For the foreseeable future all Moon Lists paid subscriptions (monthly or annual) will be donated toward California wildfire relief. I'm taking time to identify organizations doing vital long-term recovery work in affected communities and will share specific donation details as footnotes in upcoming posts.
I had another post written and ready last week, but then the fires started a few miles away and things did not continue as I'd anticipated.
A couple years ago, I wrote "protect the flame" as my mantra for the year. The irony of that feels almost cruel now, but I was trying to name something about my tendency to lose sight of what's essential when life gets loud and complicated.
The line between everything and nothing is incredibly thin. I don't like living this close to that edge, but there's something clarifying about it. Crisis has a way of pointing out what parts of life you actually care about and which parts you've been performing. It shows you where you've been arranging your life into a story that makes sense to everyone but yourself.
Things I'm thinking about, related or not:
The difference between rituals that ground us and habits that just give us the illusion of control. Some practices bring you closer to yourself; others keep you at a safe distance, offering the comfort of routine without the risk of presence.
Louise Glück writes how her poems "were me; they represented or embodied me.

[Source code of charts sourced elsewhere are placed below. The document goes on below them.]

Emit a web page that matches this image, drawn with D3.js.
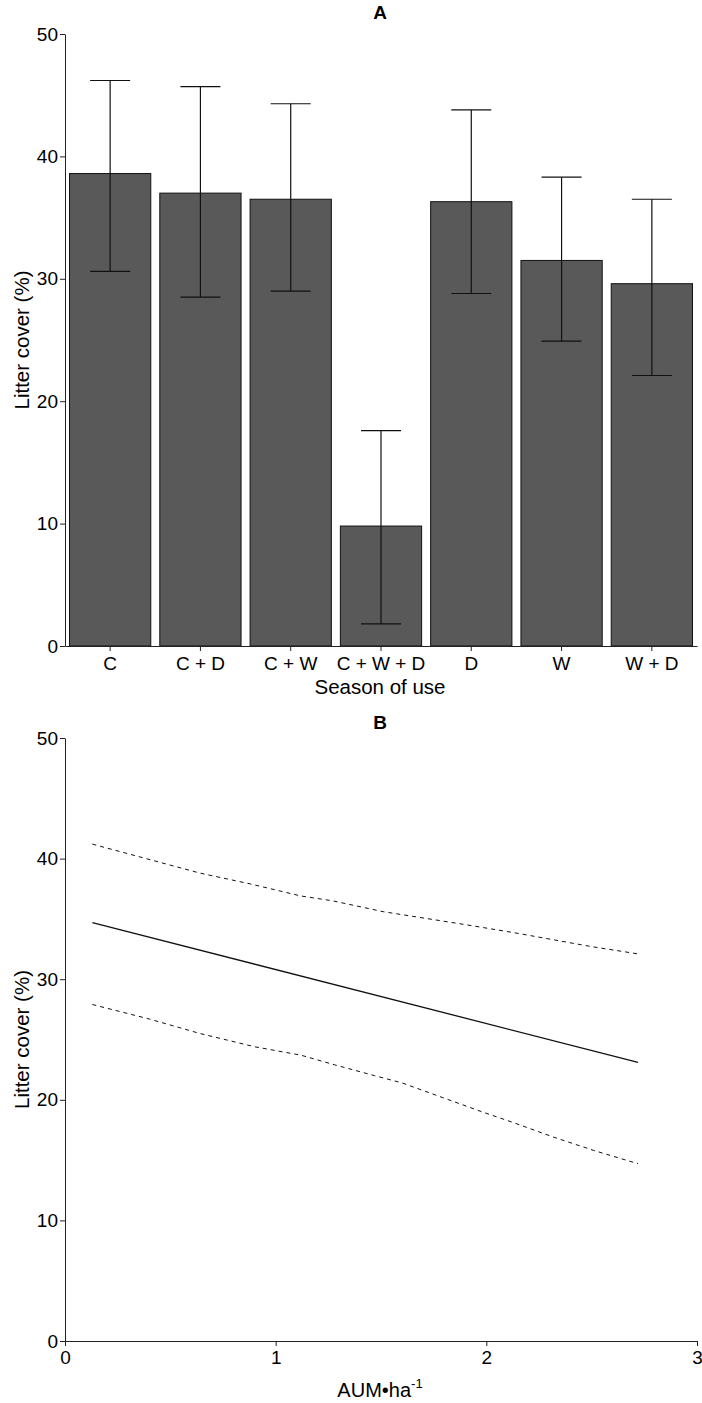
<!DOCTYPE html>
<html>
<head>
<meta charset="utf-8">
<script src="https://cdn.jsdelivr.net/npm/d3@7"></script>
<style>
  body { margin: 0; background: #fff; }
  svg { display: block; font-family: "Liberation Sans", Arial, sans-serif; }
  .axis path, .axis line { stroke: #222; }
  .axis text { font-size: 19px; fill: #000; }
</style>
</head>
<body>
<div id="chart"></div>
<script>
// panel A data
const seasons = ["C", "C + D", "C + W", "C + W + D", "D", "W", "W + D"];
const coverMean = [38.6, 37.0, 36.5, 9.8, 36.3, 31.5, 29.6];
const coverUpper = [46.2, 45.7, 44.3, 17.6, 43.8, 38.3, 36.5];
const coverLower = [30.6, 28.5, 29.0, 1.8, 28.8, 24.9, 22.1];

// panel B data
const fitLine = [[0.13, 34.7], [2.72, 23.1]];
const upperBand = [[0.13, 41.2], [0.64, 38.8], [0.88, 37.9], [1.12, 36.9], [1.27, 36.5],
  [1.51, 35.6], [1.91, 34.5], [2.15, 33.8], [2.5, 32.7], [2.72, 32.1]];
const lowerBand = [[0.13, 27.9], [0.4, 26.7], [0.64, 25.5], [0.9, 24.4], [1.12, 23.7],
  [1.28, 22.9], [1.47, 22.0], [1.6, 21.4], [1.79, 20.2], [1.98, 19.0], [2.13, 18.1],
  [2.32, 16.9], [2.51, 15.8], [2.72, 14.7]];
const yTicks = [0, 10, 20, 30, 40, 50];
const xTicksB = [0, 1, 2, 3];

const w = 702, h = 1403;
const left = 65, right = 697;

const svg = d3.select("#chart").append("svg")
  .attr("width", w)
  .attr("height", h);

// ---------- panel A ----------
const yA = d3.scaleLinear().domain([0, 50]).range([646, 34]);
const xA = d3.scaleBand().domain(seasons).range([left, right])
  .paddingInner(0.1).paddingOuter(0.05);

const gA = svg.append("g");

gA.selectAll("rect.bar")
  .data(seasons)
  .join("rect")
  .attr("class", "bar")
  .attr("x", d => xA(d))
  .attr("y", (d, i) => yA(coverMean[i]))
  .attr("width", xA.bandwidth())
  .attr("height", (d, i) => yA(0) - yA(coverMean[i]))
  .attr("fill", "#595959")
  .attr("stroke", "#111")
  .attr("stroke-width", 1);

// error bars
const capW = 40;
const err = gA.selectAll("g.err").data(seasons).join("g").attr("class", "err")
  .attr("stroke", "#111").attr("stroke-width", 1.2);
err.append("line")
  .attr("x1", d => xA(d) + xA.bandwidth() / 2)
  .attr("x2", d => xA(d) + xA.bandwidth() / 2)
  .attr("y1", (d, i) => yA(coverUpper[i]))
  .attr("y2", (d, i) => yA(coverLower[i]));
err.append("line")
  .attr("x1", d => xA(d) + xA.bandwidth() / 2 - capW / 2)
  .attr("x2", d => xA(d) + xA.bandwidth() / 2 + capW / 2)
  .attr("y1", (d, i) => yA(coverUpper[i]))
  .attr("y2", (d, i) => yA(coverUpper[i]));
err.append("line")
  .attr("x1", d => xA(d) + xA.bandwidth() / 2 - capW / 2)
  .attr("x2", d => xA(d) + xA.bandwidth() / 2 + capW / 2)
  .attr("y1", (d, i) => yA(coverLower[i]))
  .attr("y2", (d, i) => yA(coverLower[i]));

// axes A
gA.append("g").attr("class", "axis")
  .attr("transform", `translate(${left},0)`)
  .call(d3.axisLeft(yA).tickValues(yTicks).tickSize(5).tickSizeOuter(0).tickPadding(2));
gA.append("g").attr("class", "axis")
  .attr("transform", `translate(0,${yA(0)})`)
  .call(d3.axisBottom(xA).tickSize(5).tickSizeOuter(0).tickPadding(6));

gA.append("text").attr("x", 380).attr("y", 19)
  .attr("text-anchor", "middle").attr("font-weight", "bold").attr("font-size", 19)
  .text("A");
gA.append("text").attr("x", 380).attr("y", 694)
  .attr("text-anchor", "middle").attr("font-size", 20.5)
  .text("Season of use");
gA.append("text")
  .attr("transform", `translate(29,${yA(25)}) rotate(-90)`)
  .attr("text-anchor", "middle").attr("font-size", 20.5)
  .text("Litter cover (%)");

// ---------- panel B ----------
const yB = d3.scaleLinear().domain([0, 50]).range([1341, 738]);
const xB = d3.scaleLinear().domain([0, 3]).range([left, right]);
const gB = svg.append("g");

const line = d3.line().x(d => xB(d[0])).y(d => yB(d[1]));

gB.append("path").datum(fitLine).attr("d", line)
  .attr("fill", "none").attr("stroke", "#111").attr("stroke-width", 1.3);
gB.append("path").datum(upperBand).attr("d", line)
  .attr("fill", "none").attr("stroke", "#111").attr("stroke-width", 1)
  .attr("stroke-dasharray", "4,4");
gB.append("path").datum(lowerBand).attr("d", line)
  .attr("fill", "none").attr("stroke", "#111").attr("stroke-width", 1)
  .attr("stroke-dasharray", "4,4");

gB.append("g").attr("class", "axis")
  .attr("transform", `translate(${left},0)`)
  .call(d3.axisLeft(yB).tickValues(yTicks).tickSize(5).tickSizeOuter(0).tickPadding(2));
gB.append("g").attr("class", "axis")
  .attr("transform", `translate(0,${yB(0)})`)
  .call(d3.axisBottom(xB).tickValues(xTicksB).tickFormat(d3.format("d"))
    .tickSize(5).tickSizeOuter(0).tickPadding(5));

gB.append("text").attr("x", 380).attr("y", 729)
  .attr("text-anchor", "middle").attr("font-weight", "bold").attr("font-size", 19)
  .text("B");
const xl = gB.append("text").attr("x", 380).attr("y", 1397)
  .attr("text-anchor", "middle").attr("font-size", 20);
xl.append("tspan").text("AUM\u2022ha");
xl.append("tspan").attr("dy", -9).attr("font-size", 13).text("-1");
gB.append("text")
  .attr("transform", `translate(29,${yB(25)}) rotate(-90)`)
  .attr("text-anchor", "middle").attr("font-size", 20.5)
  .text("Litter cover (%)");
</script>
</body>
</html>
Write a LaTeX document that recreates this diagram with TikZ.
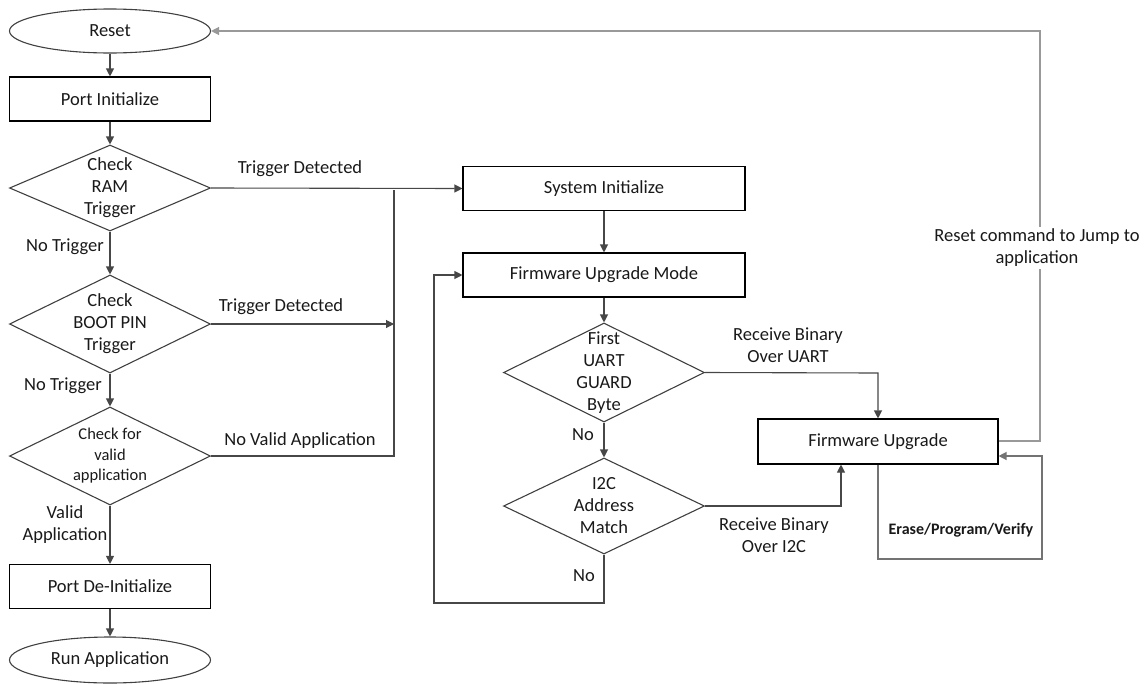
\documentclass[tikz,border=0pt]{standalone}
\usepackage{fontspec}
\setmainfont{Carlito}
\usetikzlibrary{shapes.geometric,arrows.meta}
\begin{document}
\begin{tikzpicture}[x=1pt,y=-1pt,
  txt/.style={font=\fontsize{18.5}{22}\selectfont, text=black!90, align=center},
  stxt/.style={font=\fontsize{16.5}{20.5}\selectfont, text=black!90, align=center},
  lbl/.style={txt, inner sep=0pt},
  box/.style={draw=black, line width=1.1pt, minimum width=201pt, minimum height=44pt, inner sep=0pt, txt},
  wbox/.style={box, minimum width=282pt},
  oval/.style={draw=black!75, line width=1.1pt, shape=ellipse, minimum width=201pt, minimum height=44pt, inner sep=0pt, txt},
  dia/.style={draw=black!75, line width=1.1pt, shape=diamond, minimum width=201pt, inner sep=0pt},
  ln/.style={draw=black!72, line width=1.1pt},
  arr/.style={ln, -{Triangle[length=8pt,width=8pt]}},
  lgt/.style={draw=black!40, line width=1.3pt},
]
\useasboundingbox (0,0) rectangle (1146,683);

% left column
\node[oval] (reset) at (110,31) {Reset};
\node[box] (pinit) at (110,99) {Port Initialize};
\node[dia, minimum height=86pt, label={[txt]center:{Check\\RAM\\Trigger}}] (ram) at (110,188) {};
\node[dia, minimum height=98pt, label={[txt]center:{Check\\BOOT PIN\\Trigger}}] (boot) at (110,324) {};
\node[dia, minimum height=98pt, label={[stxt]center:{Check for\\valid\\application}}] (valid) at (110,456) {};
\node[box] (pdeinit) at (110,586.5) {Port De-Initialize};
\node[oval, minimum height=46pt] (run) at (110,660) {Run Application};

\draw[arr] (reset) -- (pinit);
\draw[arr] (pinit) -- (ram);
\draw[arr] (ram) -- (boot);
\draw[arr] (boot) -- (valid);
\draw[arr] (valid) -- (pdeinit);
\draw[arr] (pdeinit) -- (run);

\node[lbl] (nt1) at (65,247) {No Trigger};
\node[lbl] (nt2) at (63,386) {No Trigger};
\node[lbl] (va) at (65,525) {Valid\\Application};

% middle column
\node[wbox] (sysinit) at (604,188.5) {System Initialize};
\node[wbox] (fum) at (604,275) {Firmware Upgrade Mode};
\node[dia, minimum height=99pt, label={[txt]center:{First\\UART\\GUARD\\Byte}}] (uart) at (604,372.5) {};
\node[dia, minimum height=96pt, label={[txt]center:{I2C\\Address\\Match}}] (i2c) at (604,506) {};
\node[box, minimum width=240pt, minimum height=45pt] (fwu) at (878,441.5) {Firmware Upgrade};

\coordinate (col) at (394,188);
\coordinate (colbot) at (394,456);
\coordinate (coltop) at (394,190);
\draw[arr] (ram.east) -- (sysinit.west);
\draw[arr] (boot.east) -- (boot.east -| col);
\draw[ln] (valid.east) -- (colbot) -- (coltop);

\node[lbl] (td1) at (300,169) {Trigger Detected};
\node[lbl] (td2) at (281,307) {Trigger Detected};
\node[lbl] (nva) at (300,441) {No Valid Application};

\draw[arr] (sysinit) -- (fum);
\draw[arr] (fum) -- (uart);
\draw[arr] (uart) -- (i2c);
\coordinate (lpb) at (604,603);
\coordinate (lpl) at (434,603);
\draw[arr] (i2c.south) -- (lpb) -- (lpl) |- (fum.west);
\node[lbl] (no1) at (583,435) {No};
\node[lbl] (no2) at (584,576) {No};

% right side
\coordinate (ucorner) at (878,373);
\draw[arr] (uart.east) -- (ucorner) -- (fwu.north);
\coordinate (icorner) at (841,506);
\draw[arr] (i2c.east) -- (icorner) -- (icorner |- fwu.south);
\node[lbl] (rbu) at (788,345) {Receive Binary\\Over UART};
\node[lbl] (rbi) at (774,535) {Receive Binary\\Over I2C};

\coordinate (e1) at (878,559);
\coordinate (e2) at (1042,559);
\coordinate (e3) at (1042,456);
\draw[lgt, draw=black!55, -{Triangle[length=8pt,width=8pt]}] (fwu.south -| e1) -- (e1) -- (e2) -- (e3) -- (e3 -| fwu.east);
\node[font=\bfseries\fontsize{16}{19}\selectfont, text=black!90, inner sep=0pt] (epv) at (961,530) {Erase/Program/Verify};

\coordinate (r1) at (1040,441);
\coordinate (r2) at (1040,31);
\draw[lgt, -{Triangle[length=8pt,width=8pt]}, draw=black!40] (fwu.east |- r1) -- (r1) -- (r2) -- (reset.east);
\node[lbl, fill=white, inner sep=2pt] (rcj) at (1037,248) {Reset command to Jump to\\application};
\end{tikzpicture}
\end{document}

But, at the same time, they were not me; they were a thing apart that could be studied and adjusted and made perfect, as my actual self could not be."
The word "attention" comes from Latin attendere - literally "to stretch toward." We're always orienting ourselves around something, whether we recognize it or not. What are we stretching toward, and what are we straining to avoid?
Rebecca Solnit wrote that "to be lost is to be fully present, and to be fully present is to be capable of being in uncertainty and mystery." There's a difference between noticing life and trying to capture it. Sometimes our need to make sense of things prevents us from experiencing them at all.
Getting closer to what matters often means letting go of who you think you should be. It's not about improvement, or being "better" or "good" – it's about being awake.
Here with you all, always wishing you well.
LP
Beautiful thoughts. If I may add on to this catalog of thoughts, there is this plate, found in a London sewer excavation “You & i are Earth”. Hell yes.